◆ **What is required**
Which lines in the records below contain the word "that"? Copy each of them.

(Saved entries)
****

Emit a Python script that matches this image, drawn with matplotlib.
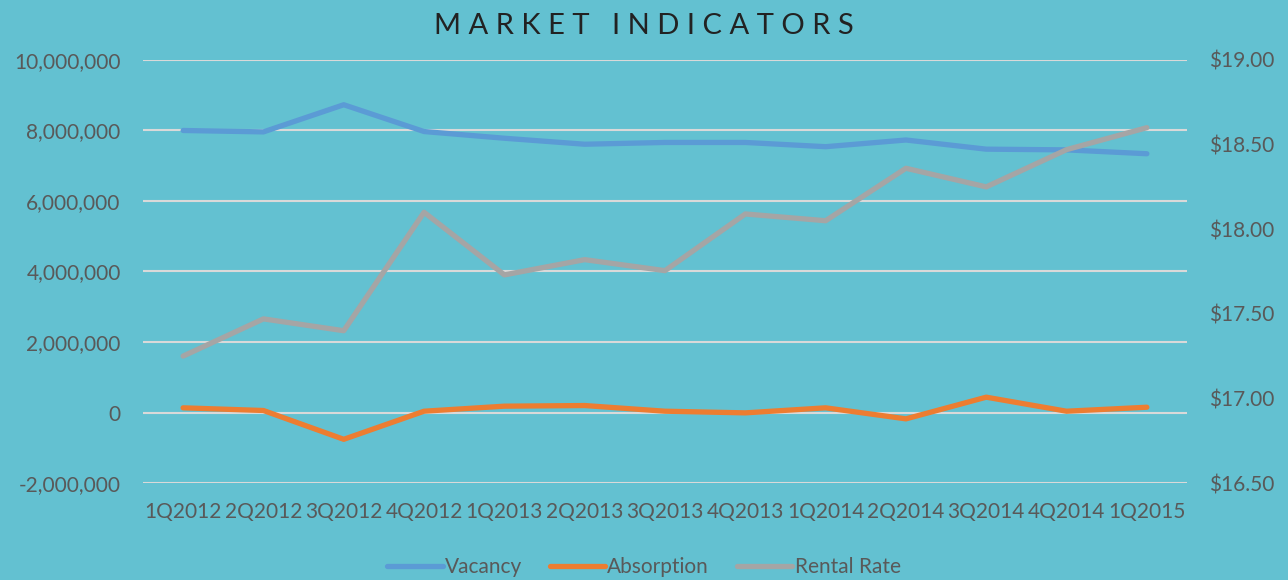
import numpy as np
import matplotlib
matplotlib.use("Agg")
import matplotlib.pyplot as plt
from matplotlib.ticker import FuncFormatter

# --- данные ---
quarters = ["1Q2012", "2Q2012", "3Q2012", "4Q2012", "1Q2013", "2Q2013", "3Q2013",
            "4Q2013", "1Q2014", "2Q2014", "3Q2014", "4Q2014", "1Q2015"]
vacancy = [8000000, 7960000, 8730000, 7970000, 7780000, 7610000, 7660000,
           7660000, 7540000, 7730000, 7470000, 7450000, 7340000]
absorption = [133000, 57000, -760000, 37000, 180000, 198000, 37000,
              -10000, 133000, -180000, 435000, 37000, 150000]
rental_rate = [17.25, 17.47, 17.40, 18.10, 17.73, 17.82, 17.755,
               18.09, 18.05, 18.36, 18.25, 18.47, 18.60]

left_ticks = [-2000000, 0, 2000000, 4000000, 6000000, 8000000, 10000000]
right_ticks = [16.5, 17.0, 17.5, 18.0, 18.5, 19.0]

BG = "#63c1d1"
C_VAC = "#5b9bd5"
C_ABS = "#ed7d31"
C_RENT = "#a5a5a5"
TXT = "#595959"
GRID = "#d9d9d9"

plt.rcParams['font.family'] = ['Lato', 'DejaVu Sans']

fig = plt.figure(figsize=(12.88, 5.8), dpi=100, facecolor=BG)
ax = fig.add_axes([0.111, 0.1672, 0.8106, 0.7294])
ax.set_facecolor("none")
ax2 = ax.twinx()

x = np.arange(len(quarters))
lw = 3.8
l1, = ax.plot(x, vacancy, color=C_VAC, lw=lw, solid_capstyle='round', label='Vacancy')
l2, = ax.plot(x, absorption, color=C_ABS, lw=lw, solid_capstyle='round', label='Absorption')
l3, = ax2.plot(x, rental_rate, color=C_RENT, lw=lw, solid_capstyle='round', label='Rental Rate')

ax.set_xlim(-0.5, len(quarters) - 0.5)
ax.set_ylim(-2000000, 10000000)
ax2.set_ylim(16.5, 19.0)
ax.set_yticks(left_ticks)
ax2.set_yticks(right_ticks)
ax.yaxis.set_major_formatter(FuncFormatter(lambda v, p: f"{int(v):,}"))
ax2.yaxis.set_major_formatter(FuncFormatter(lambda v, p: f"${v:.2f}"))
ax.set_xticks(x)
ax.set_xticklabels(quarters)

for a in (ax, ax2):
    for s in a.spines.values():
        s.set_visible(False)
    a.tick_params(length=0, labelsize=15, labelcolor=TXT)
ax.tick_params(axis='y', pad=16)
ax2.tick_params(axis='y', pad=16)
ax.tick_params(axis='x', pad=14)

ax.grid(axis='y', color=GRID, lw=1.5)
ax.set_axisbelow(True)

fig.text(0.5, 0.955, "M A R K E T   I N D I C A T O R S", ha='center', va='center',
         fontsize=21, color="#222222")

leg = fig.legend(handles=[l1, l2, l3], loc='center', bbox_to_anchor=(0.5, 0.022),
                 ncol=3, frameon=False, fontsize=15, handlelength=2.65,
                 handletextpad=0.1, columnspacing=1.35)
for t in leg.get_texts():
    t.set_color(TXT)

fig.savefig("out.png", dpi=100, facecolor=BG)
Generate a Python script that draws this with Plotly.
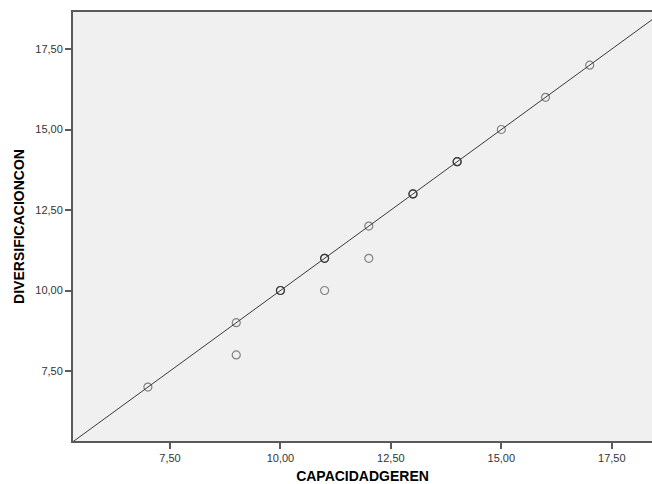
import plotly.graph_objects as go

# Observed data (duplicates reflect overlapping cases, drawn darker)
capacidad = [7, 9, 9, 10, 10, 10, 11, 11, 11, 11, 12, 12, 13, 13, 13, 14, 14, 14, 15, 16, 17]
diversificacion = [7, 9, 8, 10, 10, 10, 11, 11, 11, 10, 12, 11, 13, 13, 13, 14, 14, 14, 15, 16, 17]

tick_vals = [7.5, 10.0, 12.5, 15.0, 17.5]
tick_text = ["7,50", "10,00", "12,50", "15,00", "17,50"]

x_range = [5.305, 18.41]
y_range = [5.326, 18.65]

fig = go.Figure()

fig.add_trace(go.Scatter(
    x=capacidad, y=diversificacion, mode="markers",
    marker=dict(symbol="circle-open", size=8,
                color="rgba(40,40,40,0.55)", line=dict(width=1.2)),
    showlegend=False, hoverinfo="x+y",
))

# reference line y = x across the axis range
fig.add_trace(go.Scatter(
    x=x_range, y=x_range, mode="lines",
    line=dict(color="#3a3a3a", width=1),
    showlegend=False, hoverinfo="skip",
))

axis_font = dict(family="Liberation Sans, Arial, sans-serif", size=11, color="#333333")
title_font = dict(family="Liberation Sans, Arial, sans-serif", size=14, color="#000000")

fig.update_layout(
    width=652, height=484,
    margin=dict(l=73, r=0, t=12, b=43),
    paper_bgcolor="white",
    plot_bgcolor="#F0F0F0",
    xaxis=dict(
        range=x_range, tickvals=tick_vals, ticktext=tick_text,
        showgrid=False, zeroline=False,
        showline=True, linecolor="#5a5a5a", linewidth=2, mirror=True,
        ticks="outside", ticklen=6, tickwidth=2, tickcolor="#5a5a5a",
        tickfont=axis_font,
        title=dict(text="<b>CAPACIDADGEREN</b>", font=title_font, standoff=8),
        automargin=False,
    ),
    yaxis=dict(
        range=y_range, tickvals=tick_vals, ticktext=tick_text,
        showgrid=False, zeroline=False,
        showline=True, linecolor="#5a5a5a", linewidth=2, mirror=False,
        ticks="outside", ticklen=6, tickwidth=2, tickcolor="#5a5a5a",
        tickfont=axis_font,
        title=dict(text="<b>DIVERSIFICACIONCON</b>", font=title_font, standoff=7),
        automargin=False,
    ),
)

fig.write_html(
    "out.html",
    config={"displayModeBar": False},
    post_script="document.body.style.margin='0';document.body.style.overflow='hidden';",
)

****

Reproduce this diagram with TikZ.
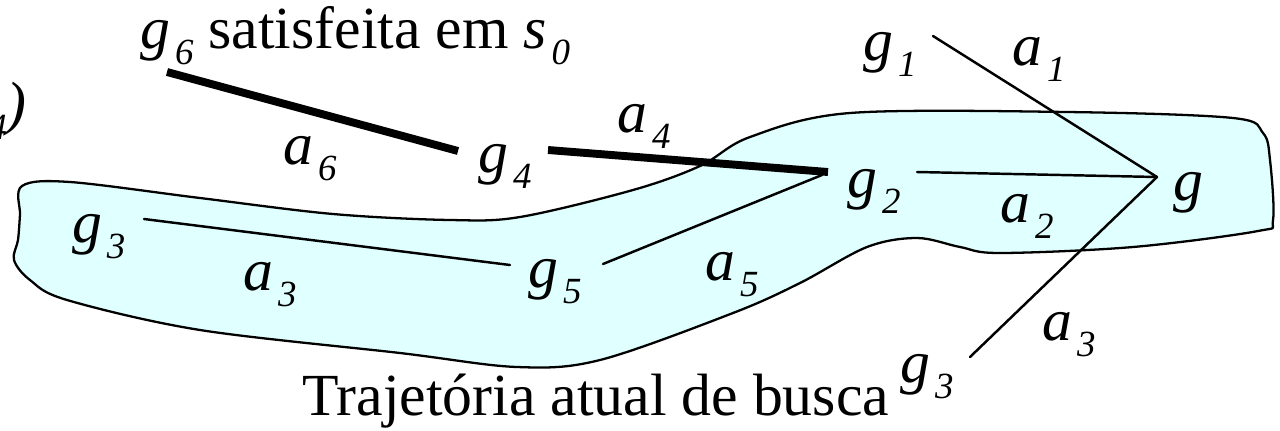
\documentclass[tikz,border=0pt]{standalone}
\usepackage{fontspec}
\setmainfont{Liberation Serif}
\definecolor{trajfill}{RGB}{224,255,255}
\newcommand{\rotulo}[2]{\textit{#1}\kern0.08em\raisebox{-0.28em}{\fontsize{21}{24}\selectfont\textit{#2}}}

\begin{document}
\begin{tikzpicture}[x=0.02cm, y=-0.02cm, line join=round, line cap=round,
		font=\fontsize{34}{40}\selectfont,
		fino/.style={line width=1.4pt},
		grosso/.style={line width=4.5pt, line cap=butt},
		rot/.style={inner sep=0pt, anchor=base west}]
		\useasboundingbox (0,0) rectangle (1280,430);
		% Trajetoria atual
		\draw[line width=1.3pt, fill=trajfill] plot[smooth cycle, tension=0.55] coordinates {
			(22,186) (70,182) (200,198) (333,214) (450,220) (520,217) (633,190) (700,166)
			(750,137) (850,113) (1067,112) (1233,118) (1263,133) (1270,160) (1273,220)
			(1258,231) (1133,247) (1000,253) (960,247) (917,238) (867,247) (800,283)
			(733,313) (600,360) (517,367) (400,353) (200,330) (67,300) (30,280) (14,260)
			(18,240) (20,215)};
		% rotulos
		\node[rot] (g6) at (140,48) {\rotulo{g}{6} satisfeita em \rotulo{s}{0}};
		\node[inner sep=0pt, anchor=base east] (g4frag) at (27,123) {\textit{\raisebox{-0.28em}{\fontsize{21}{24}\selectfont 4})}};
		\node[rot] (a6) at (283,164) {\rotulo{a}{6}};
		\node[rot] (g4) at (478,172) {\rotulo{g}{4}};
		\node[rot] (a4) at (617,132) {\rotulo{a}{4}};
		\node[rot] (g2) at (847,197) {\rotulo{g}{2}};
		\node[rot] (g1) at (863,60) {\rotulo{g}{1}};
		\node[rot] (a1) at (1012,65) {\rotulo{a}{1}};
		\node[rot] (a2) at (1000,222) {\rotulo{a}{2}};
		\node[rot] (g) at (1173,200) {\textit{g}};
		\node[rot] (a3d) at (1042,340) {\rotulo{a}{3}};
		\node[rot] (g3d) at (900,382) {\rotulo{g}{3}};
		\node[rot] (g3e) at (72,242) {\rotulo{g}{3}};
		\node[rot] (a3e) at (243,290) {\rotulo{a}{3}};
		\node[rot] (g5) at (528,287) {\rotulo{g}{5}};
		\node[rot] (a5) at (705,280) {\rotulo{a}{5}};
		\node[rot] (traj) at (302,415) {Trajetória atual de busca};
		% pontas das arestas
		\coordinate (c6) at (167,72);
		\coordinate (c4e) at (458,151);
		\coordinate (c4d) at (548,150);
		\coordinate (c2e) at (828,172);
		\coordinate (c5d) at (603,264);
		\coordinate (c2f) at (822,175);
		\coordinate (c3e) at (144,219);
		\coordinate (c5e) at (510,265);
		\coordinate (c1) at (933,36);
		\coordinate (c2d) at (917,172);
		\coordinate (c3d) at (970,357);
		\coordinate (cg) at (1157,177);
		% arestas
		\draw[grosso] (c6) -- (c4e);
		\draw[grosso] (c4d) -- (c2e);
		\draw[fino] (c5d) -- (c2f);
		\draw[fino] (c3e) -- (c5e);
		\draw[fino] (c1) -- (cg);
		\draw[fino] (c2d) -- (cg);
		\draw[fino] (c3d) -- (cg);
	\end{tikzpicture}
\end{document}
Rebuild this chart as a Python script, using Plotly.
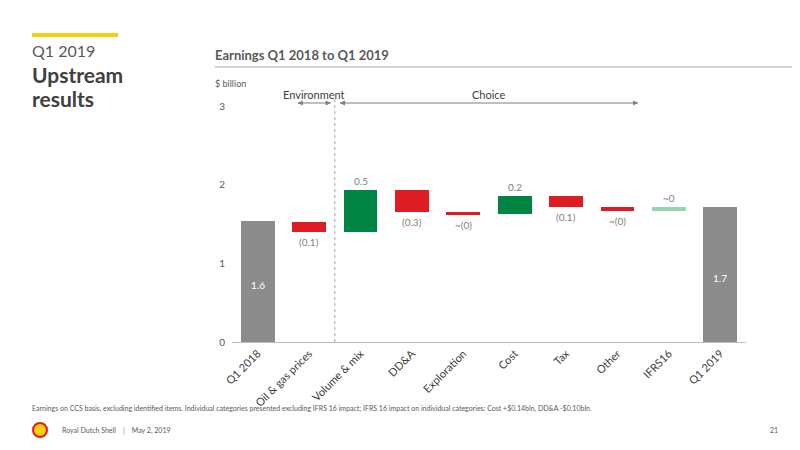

****

◆ **Output of the exercise**
Emit a Python script that matches this image, drawn with matplotlib.
Generate a Python script that draws this with Plotly.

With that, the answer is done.